We could well adopt the ancient Greek “Atomist” way of thinking, which saw philosophers argue that what we now call the multiverse disproves the need for any God. According to them, the emergence of other universes would explain how everything works so perfectly in our own. Instead of a creator God, unlimited replicas of our own world show that our specific experience of life is simply inevitable.

That’s not to say that a parallel realm would instantly dismantle all established religious beliefs, though. Perhaps Christianity would see our mirror selves as having sinned and fallen from grace… Or even vice versa, where, in fact, we are the ones who have failed. Hinduism teaches that we reincarnate on earth based on our actions in previous lives. So, from that perspective, an exact mirror image of ourselves could be part of our individual learning process and growth, on the way to eventual transcendence.
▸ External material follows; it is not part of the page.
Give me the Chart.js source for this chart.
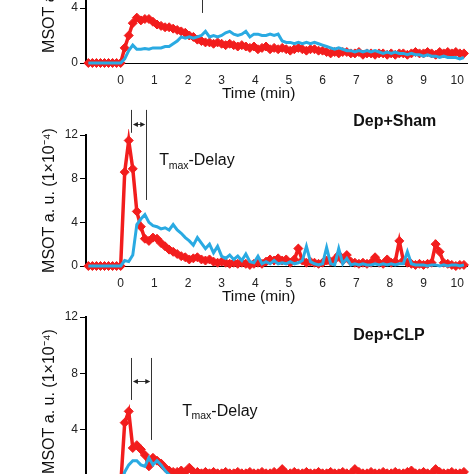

The philosophical implications would be similarly self-reflective. Mirror universes and alter-egos would unforgivingly show that we’re extremely insignificant and small, even more so than we currently believe. It’d mean that we’re not so unique after all, but are perhaps just one of many mass-produced versions of ourselves - all existing along a spectrum between the “us” in this world and our direct opposite in the mirror world. In which case, who’s to say that we - as in the version of us alive as we currently comprehend it - are the best version of our own self?

The Moral Foundations Theory identifies specific moral belief systems and explains how all humans have an underlying moral compass that’s similar to most other people’s. As per the theory, we don’t generally like to cause harm to others, and we strive for fairness. But our mirror selves would harbour the exact opposite ideals - and, if mirror versions really does imply an infinite number of versions between us and them - then that moral code is constantly tweaked from one universe to the next to the next.

Finally, because of the almost unfathomable link we’d share with the mirror universe, it could help us make sense of other largely unexplained phenomena. There are various theories on why we experience Déjà Vu, for example, but we’ve yet to identify a definite reason. Some believe that it’s the result of remembering or experiencing another life, so a confirmed mirror world could then explain Déjà Vu as simply a brief glimpse into that alternate space. Similarly, we’d have an all new take on the deep-rooted meanings behind our dreams, with suggestions that they could signal a shared consciousness with our mirror selves while we sleep.

The discovery of a mirror universe would mean much more than plain speculation, though. It’d impact every choice we make, every risk we take and every belief we hold… because we’d know that somewhere there’s someone doing the exact opposite. When we say yes, they say no; When we turn left, they turn right; When we breathe in, they breathe out… And, just to increase the existential weirdness, perhaps they’d be acutely aware of us, as well. Life would be a fundamentally different experience. And that’s what would happen if we discovered a mirror universe.